Read for the Earth: Bringing Energy and Climate Education to College Students
David Blockstein, Bard College
Geoff Haines-Stiles, Passport to Knowledge
A new NSF-funded project with NCSE and P2K is directed towards improving student learning about energy and climate through First Year Reading programs or earth education classrooms. The project uses a package of curricular resources centered on the PBS series "EARTH: The Operators' Manual" (ETOM) and the accompanying book by award-winning geoscientist and communicator, Richard Alley. See http://earththeoperatorsmanual.com/landing/watch-share Each of the three programs has its own page: http://earththeoperatorsmanual.com/feature-video/earth-the-operators-manual http://earththeoperatorsmanual.com/feature-video/powering-the-planet http://earththeoperatorsmanual.com/feature-video/energy-quest-usa Our goal is to deliver a suite of materials that can be used by schools that require all first year students to read a single book on critically important topics to promote interaction and engagement among and between their first-year cohorts. The content is also suitable for subsets of students such as students in honors programs and in interdisciplinary courses. Our package of climate change education resources and materials includes: 1.The book "EARTH: The Operators' Manual" (ETOM), provided at a discount by the publisher, to be used as either a required text or optional reading for first year students. 2.Segments and clips from the PBS ETOM series (hosted by Richard Alley). 3.Special opportunities for cyber-enabled and live interactions with Dr. Alley via webinar, Google Hangout on Air, or other emerging technologies. 4.Option to take the Penn State/Coursera Massive Open Online Course (MOOC), "Energy, The Environment, and Our Future", taught by Dr. Alley and offered through Penn State 5.Access to thousands of high quality encyclopedia style articles and other information about a wide range of climate change science and solutions through the Climate Adaptation and Mitigation E-Learning (CAMEL) web resource www.CAMELclimatechange.org 6.Additional digital content such as an e-book version of ETOM, energy-saving apps and podcasts available through both CAMEL and P2K/GHSPi 7.Interaction between students at different schools through the ETOM Facebook site and other social media.
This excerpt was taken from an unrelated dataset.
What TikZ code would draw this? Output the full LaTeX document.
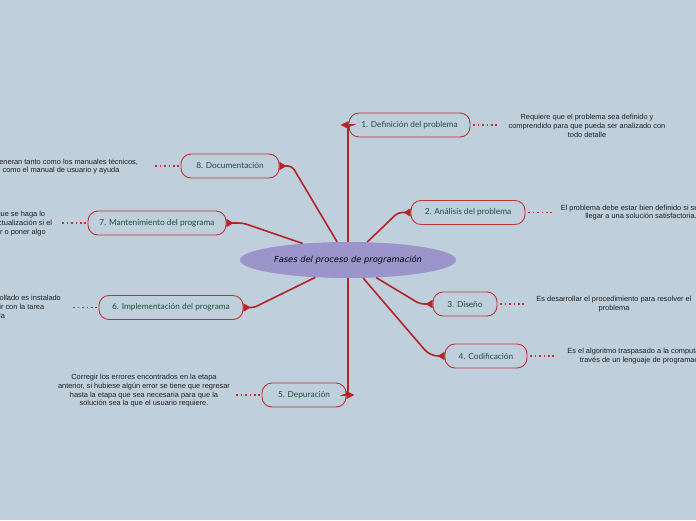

Read for the Earth: New Model for Live Engagement in an On-line Large Section Undergraduate Introductory Course
Russanne Low, Institute for Global Environmental Strategies
Climate in Crisis is a 3 credit, large section online course taught at the University of Nebraska Lincoln. Climate in Crisis is certified as one of the university's Achievement Centered Education (ACE) general education courses built on student learning outcomes that answer the fundamental question, "What should all graduate students-irrespective of their majors and career aspirations know or be able to do upon graduation? Students in Climate in Crisis engage with other students nationwide through Google Hangouts and Twitter feeds, and share their concerns via public service announcements posted to YouTube. This presentation discusses outcomes of the pilot project.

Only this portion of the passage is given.